When it comes to building in Bridgewater, owners of property file for building permits and they are reviewed and, in many cases, neighbors adjacent to such sites are advised as to the impact that certain projects have on the surrounding community. Owners are compelled to come before the boards and council to have those plans and designs approved.
But when it comes to gun safety, government issues permits for ownership here in New Jersey in secret. And as they do, you and me are not advised that there is a large caliber firearm within its effective range of where we reside.
A few weeks ago I submitted an Open Public Record Request for access to the number of firearms permits issued by the township and that request resulted in:
"your request is denied in whole based on the below:
New Jersey Department of Law & Public Safety’s regulations at N.J.A.C. 13:54-1.15, which provides that:
“Any background investigation conducted by the chief of police … of any applicant for a permit, firearms identification card license, or
registration … is not a public record and shall not be disclosed to any person not authorized by law or this chapter to have access to such
investigation, including the applicant … [A]ny document reflecting the issuance or denial of such permit, firearms identification card, or license … maintained by any … municipal governmental agency, is not a public record and shall not be disclosed to any person not authorized by law or this chapter to have access to such documentation, including the applicant …” (Emphasis added.) Id."

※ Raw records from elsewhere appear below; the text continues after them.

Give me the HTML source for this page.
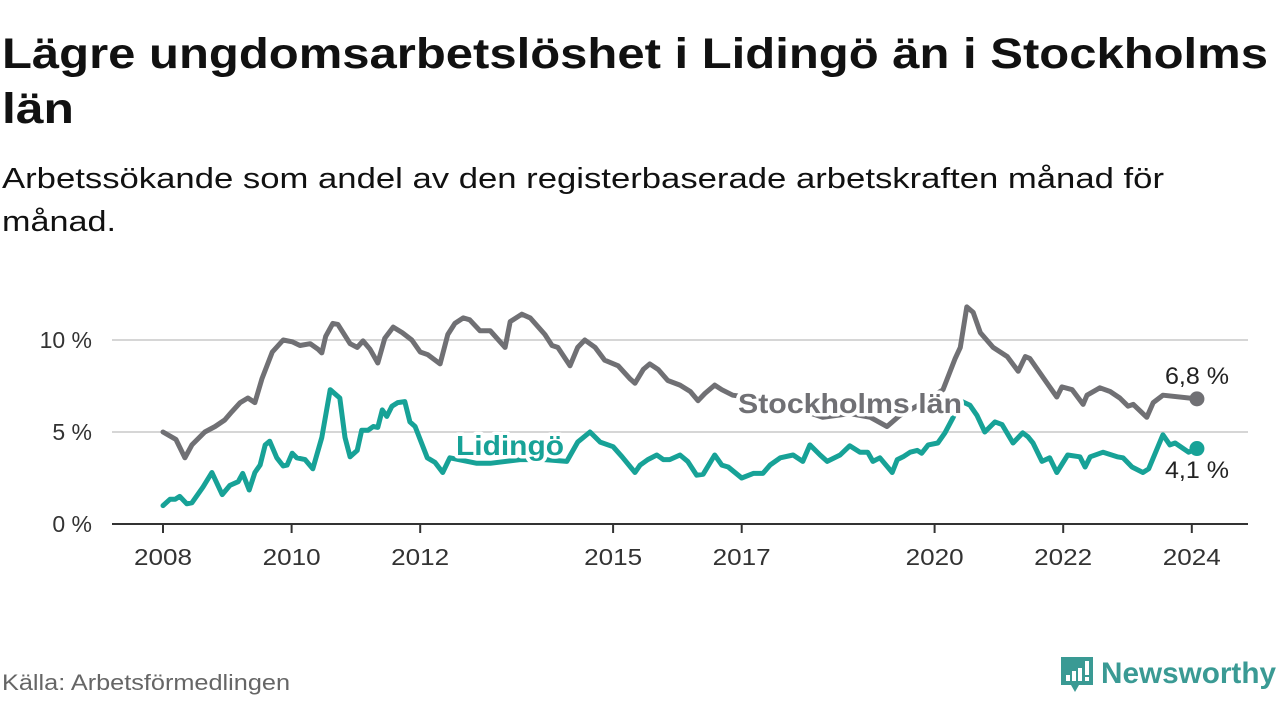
<!DOCTYPE html>
<html><head><meta charset="utf-8"><style>
html,body{margin:0;padding:0;background:#fff;}
svg{display:block;font-family:"Liberation Sans",sans-serif;}
</style></head><body>
<svg id="chart" width="1280" height="720" viewBox="0 0 1280 720" xmlns="http://www.w3.org/2000/svg">
<text x="2" y="68" font-size="43" font-weight="bold" fill="#111" textLength="1266" lengthAdjust="spacingAndGlyphs">Lägre ungdomsarbetslöshet i Lidingö än i Stockholms</text>
<text x="2" y="123" font-size="43" font-weight="bold" fill="#111" textLength="72" lengthAdjust="spacingAndGlyphs">län</text>
<text x="2" y="188" font-size="29" fill="#111" textLength="1162" lengthAdjust="spacingAndGlyphs">Arbetssökande som andel av den registerbaserade arbetskraften månad för</text>
<text x="2" y="231" font-size="29" fill="#111" textLength="114" lengthAdjust="spacingAndGlyphs">månad.</text>
<g id="grid"></g>
<g id="axes"></g>
<g id="series"></g>
<g id="labels"></g>
<text x="2" y="690" font-size="22" fill="#666" textLength="288" lengthAdjust="spacingAndGlyphs">Källa: Arbetsförmedlingen</text>
<g>
<path d="M1061 657 h32 v28 h-14 l-4 7 l-4 -7 h-10 z" fill="#3a9a94"/>
<rect x="1066" y="675" width="4" height="6" fill="#fff"/>
<rect x="1072" y="671" width="4" height="10" fill="#fff"/>
<rect x="1078" y="668" width="4" height="13" fill="#fff"/>
<rect x="1085" y="661" width="4" height="14" fill="#fff"/>
<rect x="1085" y="677" width="4" height="4" fill="#fff"/>
<text x="1101" y="683" font-size="30" font-weight="bold" fill="#3a9a94" textLength="175" lengthAdjust="spacingAndGlyphs">Newsworthy</text>
</g>
</svg>
<script>
const yTicks = [0, 5, 10];
const yTickLabels = ["0 %", "5 %", "10 %"];
const xTicks = [2008, 2010, 2012, 2015, 2017, 2020, 2022, 2024];
const xTickLabels = ["2008", "2010", "2012", "2015", "2017", "2020", "2022", "2024"];

const stockholmDates = [2008.00,2008.20,2008.34,2008.45,2008.65,2008.81,2008.96,2009.07,2009.20,2009.32,2009.43,2009.54,2009.70,2009.87,2010.01,2010.13,2010.29,2010.41,2010.47,2010.53,2010.64,2010.72,2010.91,2011.02,2011.11,2011.22,2011.34,2011.45,2011.58,2011.72,2011.87,2012.00,2012.12,2012.31,2012.43,2012.54,2012.67,2012.77,2012.93,2013.09,2013.32,2013.40,2013.58,2013.71,2013.94,2014.05,2014.14,2014.33,2014.45,2014.56,2014.72,2014.87,2015.08,2015.26,2015.34,2015.47,2015.57,2015.70,2015.85,2016.04,2016.20,2016.32,2016.43,2016.58,2016.69,2016.86,2017.28,2017.75,2018.26,2018.68,2019.00,2019.26,2019.46,2019.77,2020.13,2020.32,2020.40,2020.50,2020.60,2020.71,2020.91,2021.13,2021.30,2021.41,2021.48,2021.75,2021.90,2021.98,2022.14,2022.31,2022.37,2022.57,2022.73,2022.88,2023.01,2023.09,2023.30,2023.40,2023.55,2024.08];
const stockholmValues = [5.0,4.6,3.6,4.3,5.0,5.3,5.65,6.1,6.6,6.85,6.6,7.9,9.35,10.0,9.9,9.7,9.8,9.5,9.3,10.2,10.9,10.85,9.8,9.6,9.95,9.5,8.75,10.1,10.7,10.4,10.0,9.35,9.2,8.7,10.3,10.9,11.2,11.1,10.5,10.5,9.6,11.0,11.4,11.2,10.3,9.7,9.6,8.6,9.6,10.0,9.6,8.9,8.6,7.9,7.65,8.4,8.7,8.4,7.8,7.55,7.2,6.7,7.1,7.55,7.3,7.0,6.8,6.4,5.8,6.0,5.8,5.3,5.9,6.5,7.3,9.0,9.6,11.8,11.5,10.4,9.6,9.1,8.3,9.1,9.0,7.65,6.9,7.45,7.3,6.5,7.0,7.4,7.2,6.85,6.4,6.5,5.8,6.6,7.0,6.8];

const lidingoDates = [2008.00,2008.11,2008.19,2008.26,2008.37,2008.45,2008.62,2008.76,2008.92,2009.04,2009.17,2009.24,2009.34,2009.43,2009.51,2009.59,2009.66,2009.77,2009.87,2009.93,2010.01,2010.08,2010.21,2010.33,2010.47,2010.60,2010.75,2010.83,2010.91,2011.02,2011.09,2011.19,2011.27,2011.34,2011.41,2011.48,2011.56,2011.65,2011.76,2011.84,2011.92,2012.11,2012.23,2012.35,2012.46,2012.88,2013.09,2013.55,2013.94,2014.28,2014.45,2014.64,2014.80,2015.00,2015.14,2015.34,2015.42,2015.54,2015.68,2015.78,2015.88,2016.04,2016.16,2016.30,2016.40,2016.58,2016.69,2016.79,2017.00,2017.18,2017.33,2017.44,2017.60,2017.80,2017.95,2018.06,2018.22,2018.33,2018.53,2018.68,2018.84,2018.96,2019.04,2019.15,2019.34,2019.42,2019.51,2019.62,2019.73,2019.80,2019.90,2020.05,2020.16,2020.29,2020.40,2020.55,2020.66,2020.78,2020.94,2021.05,2021.22,2021.37,2021.45,2021.53,2021.67,2021.79,2021.90,2022.07,2022.26,2022.34,2022.42,2022.62,2022.84,2022.93,2023.07,2023.24,2023.33,2023.55,2023.66,2023.74,2023.95,2024.08];
const lidingoValues = [1.0,1.35,1.35,1.5,1.1,1.15,2.0,2.8,1.6,2.1,2.3,2.75,1.85,2.8,3.2,4.3,4.5,3.6,3.15,3.2,3.85,3.6,3.5,3.0,4.7,7.3,6.85,4.7,3.65,4.0,5.1,5.1,5.3,5.25,6.2,5.85,6.4,6.6,6.65,5.55,5.3,3.6,3.35,2.8,3.6,3.3,3.3,3.5,3.5,3.4,4.45,5.0,4.45,4.2,3.65,2.8,3.2,3.5,3.75,3.5,3.5,3.75,3.4,2.65,2.7,3.75,3.2,3.1,2.5,2.75,2.75,3.2,3.6,3.75,3.4,4.3,3.75,3.4,3.75,4.25,3.9,3.9,3.4,3.6,2.8,3.5,3.65,3.9,4.0,3.85,4.3,4.4,4.95,5.8,6.7,6.45,5.9,5.0,5.55,5.4,4.4,4.95,4.75,4.4,3.4,3.6,2.8,3.75,3.65,3.1,3.65,3.9,3.65,3.6,3.1,2.8,3.0,4.85,4.3,4.4,3.9,4.1];

const NS = "http://www.w3.org/2000/svg";
const X0 = 163, PXY = 64.3, Y0 = 524, PXV = 18.4;
function xScale(year){ return X0 + (year - 2008) * PXY; }
function yScale(v){ return Y0 - v * PXV; }
function mk(tag, attrs, parent){ const e = document.createElementNS(NS, tag); for (const k in attrs) e.setAttribute(k, attrs[k]); parent.appendChild(e); return e; }

const grid = document.getElementById('grid'), axes = document.getElementById('axes'), series = document.getElementById('series'), labels = document.getElementById('labels');

yTicks.forEach((t, i) => {
  if (t > 0) {
    const gl = mk('line', {x1:112, x2:1248, y1:yScale(t), y2:yScale(t), stroke:'#d6d6d6', 'stroke-width':2}, grid);
    
    
  }
  const tl = mk('text', {x:92, y:yScale(t)+8, 'text-anchor':'end', 'font-size':23, fill:'#333'}, axes);
  tl.textContent = yTickLabels[i];
  
  
});
const ax = mk('line', {x1:112, x2:1248, y1:Y0, y2:Y0, stroke:'#333', 'stroke-width':2}, axes);


xTicks.forEach((t, i) => {
  const tk = mk('line', {x1:xScale(t), x2:xScale(t), y1:Y0, y2:Y0+9, stroke:'#333', 'stroke-width':2}, axes);
  
  
  const tl = mk('text', {x:xScale(t), y:565, 'text-anchor':'middle', 'font-size':23, fill:'#333', textLength:58, lengthAdjust:'spacingAndGlyphs'}, axes);
  tl.textContent = xTickLabels[i];
  
  
});

function drawLine(dates, vals, color, name){
  const d = dates.map((t, i) => (i ? 'L' : 'M') + xScale(t).toFixed(1) + ' ' + yScale(vals[i]).toFixed(1)).join(' ');
  const p = mk('path', {d:d, fill:'none', stroke:color, 'stroke-width':5, 'stroke-linejoin':'round', 'stroke-linecap':'round'}, series);
  
  
  const n = dates.length - 1;
  const c = mk('circle', {cx:xScale(dates[n]), cy:yScale(vals[n]), r:7.5, fill:color}, series);
  
  
}
const GREY = '#707074', TEAL = '#17a297';
drawLine(stockholmDates, stockholmValues, GREY, 'stockholm');
drawLine(lidingoDates, lidingoValues, TEAL, 'lidingo');

function label(txt, x, y, color, size, weight, anchor, name, halo, len){
  const extra = len ? {textLength:len, lengthAdjust:'spacingAndGlyphs'} : {};
  if (halo) {
    const h = mk('text', Object.assign({x:x, y:y, 'font-size':size, 'font-weight':weight, fill:'#fff', stroke:'#fff', 'stroke-width':7, 'stroke-linejoin':'round', 'text-anchor':anchor}, extra), labels);
    h.textContent = txt;
    
    
  }
  const t = mk('text', Object.assign({x:x, y:y, 'font-size':size, 'font-weight':weight, fill:color, 'text-anchor':anchor}, extra), labels);
  t.textContent = txt;
  
  
}
const nS = stockholmValues.length - 1, nL = lidingoValues.length - 1;
label('Stockholms län', 738, 413, GREY, 28, 'bold', 'start', 'stockholm-series-label', true, 224);
label('Lidingö', 456, 455, TEAL, 28, 'bold', 'start', 'lidingo-series-label', true, 108);
label(stockholmValues[nS].toFixed(1).replace('.', ',') + ' %', 1197, 384, '#222', 24, 'normal', 'middle', 'stockholm-last-value', true, 64);
label(lidingoValues[nL].toFixed(1).replace('.', ',') + ' %', 1197, 478, '#222', 24, 'normal', 'middle', 'lidingo-last-value', true, 64);
</script>
</body></html>
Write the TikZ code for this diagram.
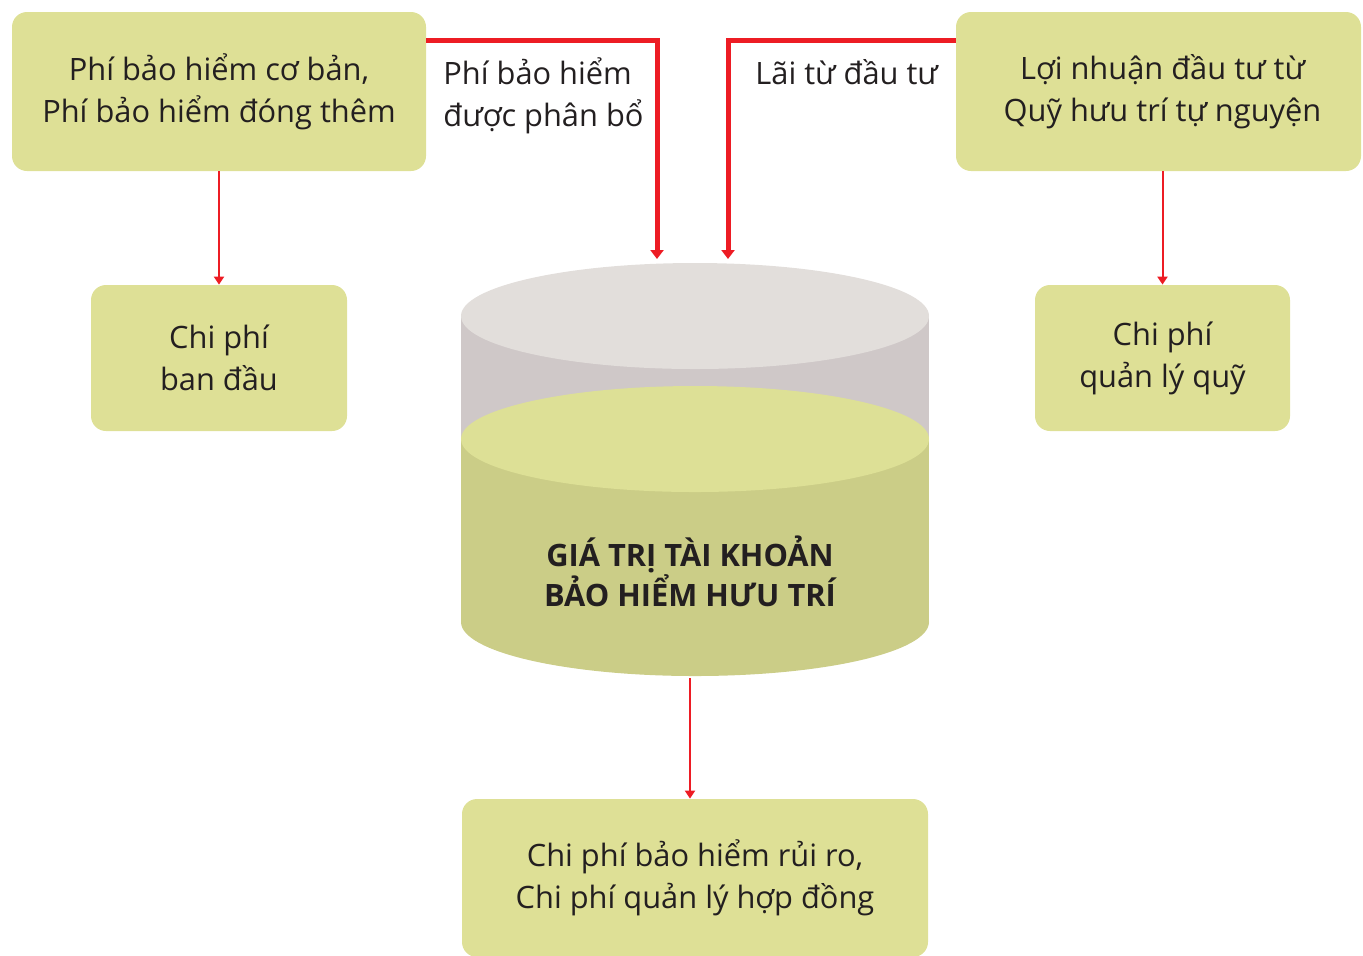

While the response was not entirely unexpected, I was surprised that the state's position is that somehow a permit that requires government approval is not a public record.
In other communities where this sort of information is deemed public information, one township took exception to releasing the information, citing the safety of law enforcement, first responders and veterans over the peoples' right to life, liberty and pursuit of happiness.
It is my position that We The People have a right to know if there is a firearm and permit applied for and granted within reasonable distance to where we live, capable of firing a projectile that if pointed our way could in fact penetrate the very walls behind which we live, and that while I do honor and respect the safety of those whom we entrust our protection, it is my protection and that of my family and neighbors that is non-negotiable.